The links you have are not for simple JTAG cables, they are far more specialized. I would personally consider these to be a full-on piece of test equipment. They are basically specialized protocol analyzers. They are designed to interface with specialized trace hardware that is incorporated into the device under test. Trace hardware is distinct from JTAG. It's purpose is to record the complete execution trace of the running software (i.e. all branches taken) across all execution cores and pass it to the external trace collection system (the box in question) over a high speed bus. The trace is then analyzed offline. This is NOT the same as debugging that can be done over JTAG by setting breakpoints and stepping through the code. Trace collection is supposed to be completely transparent to the running program (no breakpoints or added code).
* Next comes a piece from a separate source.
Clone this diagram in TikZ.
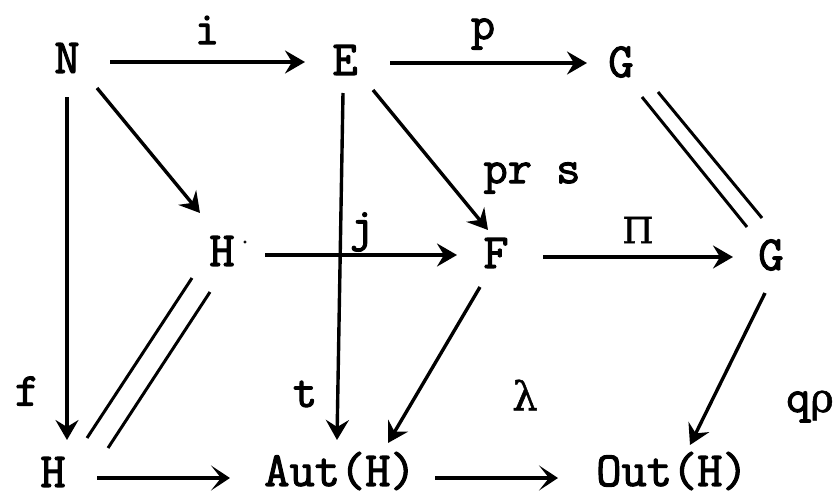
\documentclass[tikz,border=0pt]{standalone}
\usepackage{fontspec}
\newfontfamily\twfont[FakeBold=2.2]{Latin Modern Mono}
\newfontfamily\gkfont[FakeBold=1.2]{DejaVu Serif}
\usetikzlibrary{arrows.meta,calc}
\begin{document}
\begin{tikzpicture}[x=1pt,y=-1pt,
  obj/.style={font=\fontsize{49}{49}\selectfont\twfont, inner sep=0pt},
  lab/.style={font=\fontsize{47}{47}\selectfont\twfont, inner sep=0pt},
  arr/.style={line width=3.4pt, -{Stealth[length=20pt,width=23pt,inset=7pt]}},
  barb/.style={line width=3.4pt, -{Stealth[length=19pt,width=25pt,inset=10pt]}},
  eq/.style={line width=3pt}]
\useasboundingbox (0,0) rectangle (836,498);
% objects
\node[obj] (n) at (67,58) {N};
\node[obj] (e) at (345,60) {E};
\node[obj] (g1) at (621,62) {G};
\node[obj] (hp) at (222,251) {H};
\node[obj, font=\fontsize{22}{22}\selectfont\twfont] (hpm) at (245,242) {.};
\node[obj] (f) at (496,253) {F};
\node[obj] (g2) at (771,255) {G};
\node[obj] (h) at (53,472) {H};
\node[obj] (aut) at (340,471) {Aut(H)};
\node[obj] (out) at (672,471) {Out(H)};
% labels
\node[lab] (li) at (207,30) {i};
\node[lab] (lp) at (483,34) {p};
\node[lab] (lprs) at (532,178) {pr s};
\node[lab] (lj) at (362,232) {j};
\node[lab, font=\fontsize{36}{36}\selectfont\gkfont] (lpi) at (638,230) {Π};
\node[lab] (lf) at (27,391) {f};
\node[lab] (lt) at (305,394) {t};
\node[lab, font=\fontsize{40}{40}\selectfont\gkfont] (llam) at (525,395) {λ};
\node[lab, anchor=base west] (lq) at (786,412) {q\gkfont\fontsize{40}{40}\selectfont ρ};
% arrows
\draw[arr] ($(n)+(43,4)$) -- ($(e)+(-40,2)$);
\draw[arr] ($(e)+(45,3)$) -- ($(g1)+(-34,1)$);
\draw[arr] ($(n)+(30,30)$) -- ($(hp)+(-22,-38)$);
\draw[arr] ($(e)+(28,30)$) -- ($(f)+(-8,-23)$);
\draw[arr] ($(hp)+(43,4)$) -- ($(f)+(-39,2)$);
\draw[arr] ($(f)+(47,4)$) -- ($(g2)+(-38,2)$);
\draw[eq] ($(g1)+(21,35)$) -- ($(g2)+(-24,-28)$);
\draw[eq] ($(g1)+(37,30)$) -- ($(g2)+(-9,-37)$);
\draw[arr] ($(n)+(0,39)$) -- ($(h)+(14,-32)$);
\draw[arr] ($(e)+(-2,33)$) -- ($(aut)+(-3,-31)$);
\draw[eq] ($(hp)+(-30,27)$) -- ($(h)+(34,-34)$);
\draw[eq] ($(hp)+(-12,41)$) -- ($(h)+(55,-24)$);
\draw[arr] ($(f)+(-16,34)$) -- ($(aut)+(48,-28)$);
\draw[arr] ($(g2)+(-6,38)$) -- ($(out)+(18,-26)$);
\draw[barb] ($(h)+(44,6)$) -- ($(aut)+(-110,7)$);
\draw[barb] ($(aut)+(95,7)$) -- ($(out)+(-114,7)$);
\end{tikzpicture}
\end{document}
Since the processor under test can be executing several hundred million instructions per second, storing the trace as it is produced requires a lot of bandwidth and fast memory. The linked devices support the Aurora protocol (probably among others), which is an 8b/10b encoded high speed serial protocol, somewhat similar to USB 3, serial ATA, serial gigabit/10G ethernet, and PCIe. It's capable of transferring data at 6.25 Gbps, significantly more than what the USB link back to the PC can handle, so the captured data must be stored in onboard RAM for offline analysis. These devices will contain rather high end FPGAs with internal high-speed deserializers to capture the data along with quite a bit (several GB) of fast DRAM, probably DDR2 or perhaps even DDR3.
The difference is in software & functionality, which affects the hardware greatly.
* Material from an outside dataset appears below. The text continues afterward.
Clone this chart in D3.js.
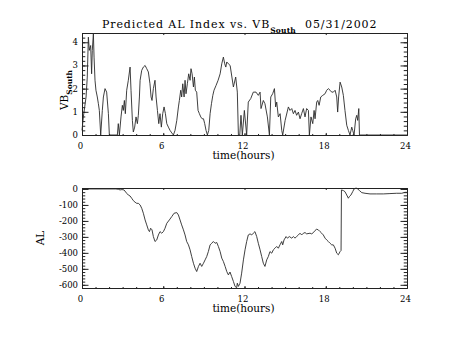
<!DOCTYPE html>
<html>
<head>
<meta charset="utf-8">
<script src="https://cdn.jsdelivr.net/npm/d3@7"></script>
<style>
  html, body { margin: 0; padding: 0; background: #fff; }
  svg { display: block; }
  text { font-family: "DejaVu Serif", serif; fill: #000; }
</style>
</head>
<body>
<svg id="chart" width="453" height="340"></svg>
<script>
// Time axis (hours of the day)
const xTicks = [0, 6, 12, 18, 24];

// Southward IMF component VB_South
const vbHours = [
  0.00, 0.10, 0.20, 0.30, 0.39, 0.47, 0.54, 0.64, 0.71, 0.76, 0.84, 0.89, 0.96, 1.03, 1.13, 1.21, 1.28, 1.38,
  1.50, 1.58, 1.70, 1.82, 1.95, 2.02, 2.61, 2.68, 2.76, 2.88, 2.98, 3.05, 3.13, 3.20, 3.30, 3.42, 3.55, 3.62,
  3.72, 3.79, 3.89, 3.99, 4.09, 4.16, 4.24, 4.29, 4.41, 4.53, 4.66, 4.78, 4.90, 5.02, 5.10, 5.17, 5.27, 5.39,
  5.47, 5.57, 5.67, 5.76, 5.86, 5.96, 6.06, 6.16, 6.26, 6.38, 6.50, 6.63, 6.75, 6.87, 7.00, 7.12, 7.19, 7.29,
  7.36, 7.44, 7.54, 7.61, 7.68, 7.78, 7.88, 7.98, 8.05, 8.13, 8.23, 8.30, 8.37, 8.47, 8.57, 8.67, 8.77, 8.87,
  8.97, 9.06, 9.16, 9.26, 9.36, 9.46, 9.56, 9.66, 9.75, 9.90, 10.05, 10.20, 10.32, 10.44, 10.54, 10.62, 10.69,
  10.81, 10.94, 11.18, 11.35, 11.47, 11.55, 11.65, 11.74, 11.84, 11.99, 12.16, 12.28, 12.46, 12.65, 12.85,
  13.02, 13.15, 13.22, 13.39, 13.51, 13.69, 13.84, 13.94, 14.08, 14.21, 14.30, 14.38, 14.50, 14.63, 14.75,
  14.82, 15.00, 15.24, 15.36, 15.49, 15.61, 15.73, 15.85, 15.98, 16.10, 16.22, 16.35, 16.47, 16.59, 16.72,
  16.79, 16.91, 17.04, 17.14, 17.21, 17.33, 17.41, 17.51, 17.63, 17.78, 17.95, 18.07, 18.19, 18.32, 18.44,
  18.56, 18.69, 18.81, 18.88, 18.95, 19.06, 19.18, 19.30, 19.42, 19.55, 19.67, 19.79, 19.92, 19.99, 20.09,
  20.21, 20.29, 20.36, 20.44, 20.49, 24.00
];
const vbValues = [
  0.20, 0.78, 1.21, 1.64, 2.50, 4.22, 3.65, 3.86, 2.64, 3.65, 4.37, 3.36, 2.36, 1.93, 1.64, 1.35, 1.06, 0,
  1.06, 1.64, 2.00, 1.85, 0.92, 0, 0, 0.49, 0, 0.78, 1.28, 1.06, 1.49, 0.92, 1.93, 2.36, 2.93, 1.93,
  0.63, 0.13, 0.34, 0.78, 0.49, 0.85, 1.64, 2.36, 2.79, 2.93, 3.00, 2.86, 2.72, 2.21, 1.64, 1.49, 2.00, 2.36,
  1.64, 1.06, 0.49, 0.92, 0.34, 0.92, 1.21, 0.92, 0.49, 0.34, 0.20, 0.09, 0, 0.20, 0.63, 1.21, 1.49, 1.93,
  1.64, 2.21, 1.64, 2.36, 1.78, 2.21, 2.64, 2.36, 2.86, 2.64, 2.07, 2.50, 1.93, 1.85, 1.06, 0.92, 0.78, 0.70,
  0.70, 0.49, 0.20, 0, 0.20, 0.92, 1.35, 1.71, 1.93, 2.14, 2.36, 2.64, 3.07, 3.36, 3.07, 2.93, 3.15,
  3.07, 3.00, 2.07, 2.50, 1.85, 0, 0, 0.85, 0, 1.06, 0, 1.42, 1.57, 1.85, 1.85,
  1.71, 1.85, 1.14, 1.49, 1.35, 0.78, 0, 1.64, 1.78, 2.00, 1.21, 1.42, 0.78, 0.92, 0.20,
  0, 0.63, 1.21, 1.06, 1.14, 0.92, 1.06, 0.85, 0.99, 0.70, 0.92, 1.14, 0.78, 1.14, 1.06,
  0, 0.78, 0.49, 1.06, 0.70, 1.42, 1.49, 1.28, 1.64, 1.71, 1.78, 1.93, 2.00, 1.93, 1.85,
  1.85, 1.93, 1.64, 0.99, 1.64, 2.28, 2.07, 1.71, 1.06, 0.42, 0.20, 0, 0.34, 0.20, 0,
  0.70, 0.85, 0.63, 1.14, 0, 0
];
const vbTicks = [0, 1, 2, 3, 4];

// Predicted AL index (nT)
const alHours = [
  0.00, 2.50, 2.68, 2.81, 2.95, 3.10, 3.30, 3.42, 3.55, 3.67, 3.79, 3.92, 4.04, 4.16, 4.29, 4.41, 4.53, 4.66,
  4.78, 4.90, 4.98, 5.07, 5.17, 5.27, 5.39, 5.52, 5.64, 5.76, 5.89, 6.01, 6.13, 6.26, 6.45, 6.63, 6.80, 7.00,
  7.12, 7.24, 7.36, 7.49, 7.61, 7.73, 7.86, 7.98, 8.10, 8.23, 8.35, 8.47, 8.60, 8.72, 8.84, 8.97, 9.09, 9.21,
  9.33, 9.46, 9.58, 9.70, 9.83, 9.95, 10.07, 10.20, 10.32, 10.44, 10.57, 10.69, 10.81, 10.93, 11.05, 11.18,
  11.30, 11.42, 11.47, 11.55, 11.67, 11.79, 11.92, 12.04, 12.16, 12.28, 12.41, 12.53, 12.65, 12.77, 12.90,
  13.02, 13.15, 13.27, 13.39, 13.51, 13.64, 13.76, 13.88, 14.01, 14.13, 14.25, 14.38, 14.50, 14.62, 14.75,
  14.82, 14.92, 15.07, 15.17, 15.31, 15.49, 15.61, 15.73, 15.85, 15.98, 16.10, 16.22, 16.35, 16.47, 16.59,
  16.84, 16.96, 17.09, 17.21, 17.33, 17.45, 17.58, 17.70, 17.82, 17.95, 18.07, 18.19, 18.32, 18.44, 18.56,
  18.69, 18.81, 18.93, 19.06, 19.13, 19.16, 19.30, 19.42, 19.55, 19.67, 19.74, 19.86, 19.99, 20.09, 20.24,
  20.36, 20.49, 20.66, 20.90, 21.27, 21.76, 22.25, 22.74, 23.24, 23.61, 23.85, 24.00
];
const alValues = [
  0, 0, -2, -6, -4, -6, -27, -38, -44, -58, -73, -83, -90, -90, -100, -121, -152, -194,
  -225, -256, -267, -246, -256, -298, -329, -319, -288, -267, -277, -267, -246, -215, -194, -173, -152, -148,
  -163, -194, -225, -256, -288, -329, -350, -381, -423, -465, -496, -517, -485, -465, -485, -465, -444, -423,
  -392, -350, -340, -329, -340, -335, -360, -392, -433, -454, -485, -517, -538, -520, -548, -579,
  -610, -618, -590, -610, -590, -527, -444, -381, -329, -288, -281, -288, -277, -267, -298,
  -340, -381, -423, -465, -485, -444, -423, -392, -402, -381, -371, -360, -371, -350, -329,
  -350, -319, -298, -308, -298, -308, -298, -308, -298, -288, -277, -288, -277, -273, -281,
  -277, -281, -273, -260, -252, -256, -267, -277, -288, -308, -319, -329, -340, -350, -350,
  -371, -402, -412, -392, -385, -6, -10, -17, -38, -58, -48, -38, -17, 0, 6,
  0, -10, -23, -27, -31, -31, -31, -29, -27, -27, -21, -21
];
const alTicks = [0, -100, -200, -300, -400, -500, -600];

const svg = d3.select("#chart");
svg.append("rect").attr("width", 453).attr("height", 340).attr("fill", "#fff");

const plotLeft = 82, plotRight = 407;
const x = d3.scaleLinear().domain([0, 24]).range([plotLeft, plotRight]);
const xMinor = d3.range(0, 25, 1);

// Draws a boxed panel with inward ticks on all four sides
function drawPanel(yScale, yMajor, yMinor, hours, values) {
  const [y0, y1] = yScale.range();
  const top = Math.min(y0, y1), bottom = Math.max(y0, y1);
  const h = bottom - top, w = plotRight - plotLeft;
  const xMaj = 0.02 * h, yMaj = 0.02 * w;
  const g = svg.append("g");

  const axes = [
    [d3.axisBottom(x).tickValues(xTicks).tickSize(-xMaj), `translate(0,${bottom})`],
    [d3.axisBottom(x).tickValues(xMinor).tickSize(-xMaj / 2), `translate(0,${bottom})`],
    [d3.axisTop(x).tickValues(xTicks).tickSize(-xMaj), `translate(0,${top})`],
    [d3.axisTop(x).tickValues(xMinor).tickSize(-xMaj / 2), `translate(0,${top})`],
    [d3.axisLeft(yScale).tickValues(yMajor).tickSize(-yMaj), `translate(${plotLeft},0)`],
    [d3.axisLeft(yScale).tickValues(yMinor).tickSize(-yMaj / 2), `translate(${plotLeft},0)`],
    [d3.axisRight(yScale).tickValues(yMajor).tickSize(-yMaj), `translate(${plotRight},0)`],
    [d3.axisRight(yScale).tickValues(yMinor).tickSize(-yMaj / 2), `translate(${plotRight},0)`]
  ];
  axes.forEach(([ax, tr]) => {
    const a = g.append("g").attr("transform", tr)
      .call(ax.tickSizeOuter(0).tickFormat(""));
    a.selectAll("path.domain").attr("stroke", "#222").attr("stroke-width", 1);
    a.selectAll(".tick line").attr("stroke", "#222").attr("stroke-width", 1);
    a.selectAll("text").remove();
  });

  // tick labels
  g.selectAll(".xl").data(xTicks).join("text")
    .attr("x", d => x(d) - 1.5).attr("y", bottom + 13.5)
    .attr("text-anchor", "middle").attr("font-size", 8.5)
    .text(d => d);
  g.selectAll(".yl").data(yMajor).join("text")
    .attr("x", 78).attr("y", d => yScale(d) + 3)
    .attr("text-anchor", "end").attr("font-size", 8.5)
    .text(d => d);

  // x axis title
  g.append("text").attr("x", x(12) - 1).attr("y", bottom + 24)
    .attr("text-anchor", "middle").attr("font-size", 10.5)
    .text("time(hours)");

  // data trace
  const line = d3.line().x(i => x(hours[i])).y(i => yScale(values[i]));
  g.append("path").attr("d", line(d3.range(hours.length)))
    .attr("fill", "none").attr("stroke", "#2a2a2a").attr("stroke-width", 0.9);
  return g;
}

// Upper panel: VB_South
const yVB = d3.scaleLinear().domain([0, 4.4]).range([135, 33]);
drawPanel(yVB, vbTicks, d3.range(0, 4.41, 0.2).map(v => +v.toFixed(1)), vbHours, vbValues);

// Lower panel: AL
const yAL = d3.scaleLinear().domain([-620, 6]).range([288, 188]);
drawPanel(yAL, alTicks, d3.range(-620, 1, 20), alHours, alValues);

// Title
const title = svg.append("text").attr("x", 102).attr("y", 28)
  .attr("font-size", 11).attr("letter-spacing", 0.9);
title.append("tspan").text("Predicted AL Index vs. VB");
title.append("tspan").attr("dy", 5).attr("font-size", 7.5).attr("font-weight", "bold")
  .attr("letter-spacing", 0.2).text("South");
title.append("tspan").attr("x", 305).attr("dy", -5).text("05/31/2002");

// Y axis titles
const vbLabel = svg.append("text")
  .attr("transform", "translate(68,90) rotate(-90)")
  .attr("text-anchor", "middle").attr("font-size", 10.5);
vbLabel.append("tspan").text("VB");
vbLabel.append("tspan").attr("dy", 4).attr("font-size", 7.5).attr("font-weight", "bold").text("South");

svg.append("text")
  .attr("transform", "translate(44,238) rotate(-90)")
  .attr("text-anchor", "middle").attr("font-size", 10.5)
  .text("AL");
</script>
</body>
</html>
The FTDI JTAG cables uses a command set to produce JTAG signals. These are very low level commands, often going into the exact details how the JTAG statemachine works and is operated. The logic of sending the correct commands for your setup is done on the debug host on your PC.
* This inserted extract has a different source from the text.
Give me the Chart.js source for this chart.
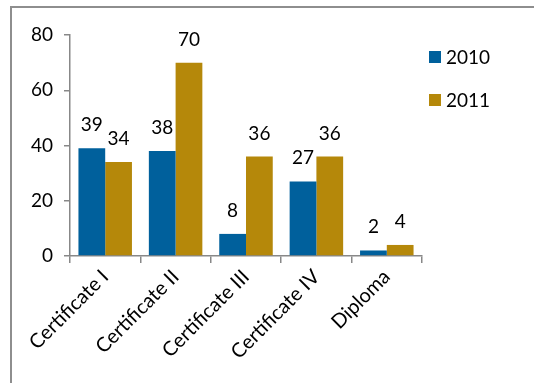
<!DOCTYPE html>
<html>
<head>
<meta charset="utf-8">
<script src="https://cdn.jsdelivr.net/npm/chart.js@4/dist/chart.umd.min.js"></script>
<style>
  html, body { margin: 0; padding: 0; background: #fff; overflow: hidden; }
  #frame {
    position: absolute; left: 10px; top: 6px;
    width: 700px; height: 600px;
    border: 2px solid #8e8e8e; box-sizing: border-box;
  }
  #wrap { position: absolute; left: 0; top: 0; width: 534px; height: 383px; }
</style>
</head>
<body>
<div id="frame"></div>
<div id="wrap"><canvas id="chart"></canvas></div>
<script>
const categories = ['Certificate I', 'Certificate II', 'Certificate III', 'Certificate IV', 'Diploma'];
const values2010 = [39, 38, 8, 27, 2];
const values2011 = [34, 70, 36, 36, 4];
const seriesNames = ['2010', '2011'];
const yTicks = [0, 20, 40, 60, 80];

const FONT = 'Lato, "Open Sans", sans-serif';
const AXIS = '#888888';

// numbers sitting above each bar
const valueLabels = {
  id: 'valueLabels',
  afterDatasetsDraw(chart) {
    const ctx = chart.ctx;
    ctx.save();
    ctx.font = '19px ' + FONT;
    ctx.fillStyle = '#000';
    ctx.textAlign = 'center';
    ctx.textBaseline = 'alphabetic';
    chart.data.datasets.forEach((ds, i) => {
      chart.getDatasetMeta(i).data.forEach((bar, j) => {
        ctx.fillText(String(ds.data[j]), bar.x, bar.y - 17);
      });
    });
    ctx.restore();
  }
};

// legend drawn to the right of the plot
const sideLegend = {
  id: 'sideLegend',
  afterDraw(chart) {
    const ctx = chart.ctx;
    const x = chart.chartArea.right + 7;
    ctx.save();
    ctx.font = '19px ' + FONT;
    ctx.textBaseline = 'middle';
    ctx.textAlign = 'left';
    chart.data.datasets.forEach((ds, i) => {
      const cy = 57 + i * 43;
      ctx.fillStyle = ds.backgroundColor;
      ctx.fillRect(x, cy - 6, 12, 12);
      ctx.fillStyle = '#000';
      ctx.fillText(ds.label, x + 17, cy + 1);
    });
    ctx.restore();
  }
};

new Chart(document.getElementById('chart'), {
  type: 'bar',
  data: {
    labels: categories,
    datasets: [
      { label: seriesNames[0], data: values2010, backgroundColor: '#00609c' },
      { label: seriesNames[1], data: values2011, backgroundColor: '#b5880a' }
    ]
  },
  options: {
    responsive: true,
    maintainAspectRatio: false,
    animation: false,
    layout: { padding: { left: 0, top: 35, right: 112, bottom: 0 } },
    datasets: { bar: { categoryPercentage: 0.76, barPercentage: 1 } },
    plugins: { legend: { display: false }, tooltip: { enabled: false } },
    scales: {
      x: {
        afterFit(scale) { scale.height = 127; },
        grid: { display: true, drawOnChartArea: false, drawTicks: true, tickLength: 7, color: AXIS, lineWidth: 1.5, offset: true },
        border: { color: AXIS, width: 1.5 },
        ticks: { color: '#000', font: { family: FONT, size: 20 }, minRotation: 45, maxRotation: 45, padding: 2 }
      },
      y: {
        min: 0,
        max: 80,
        afterFit(scale) { scale.width = 70; },
        afterBuildTicks(scale) { scale.ticks = yTicks.map(v => ({ value: v })); },
        grid: { display: true, drawOnChartArea: false, drawTicks: true, tickLength: 6, color: AXIS, lineWidth: 1.5 },
        border: { color: AXIS, width: 1.5 },
        ticks: { color: '#000', font: { family: FONT, size: 19 }, padding: 11 }
      }
    }
  },
  plugins: [valueLabels, sideLegend]
});
</script>
</body>
</html>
This is functional, cheap hardware, free software (GNU GCC+GDB+OpenOCD), etc. It is flexible enough (because of the low-level command set) that there are ports for ARM debugging, FPGA programming, or generic JTAG chain scanning.
The commercial cables are much more specific to a platform and often contain logic within the cable. This allows the PC program to talk to the device in a more abstract way which can be faster.
For example: look at the JLINK USB protocol. It contains commands like EMU_CMD_WRITE_MEM_ARM79. The FTDI cables can also execute this command, but it is translated on the PC side to the low-level JTAG commands the FTDI cable understands. It also means the high-level command (write some memory) is broken down into many more sub-commands, which the JLINK can do on the cable it self. This can result in better latency (taking into account the limitations of USB) and/or higher speed.
It is also up to the IDE commercial vendors which cable they support, and it is more likely that a commercial cable is supported. On the other hand, it is more likely the free IDE's will support the cheap FTDI debug cables.
Some commercial software also contain support for software code breakpoints, where you can set more code breakpoints than the hardware allows for.
Using trace functionality of some microcontrollers requires very fast hardware to capture a 4-bit parallel bus. Hardware capable of this feature often contain a FPGA to do so.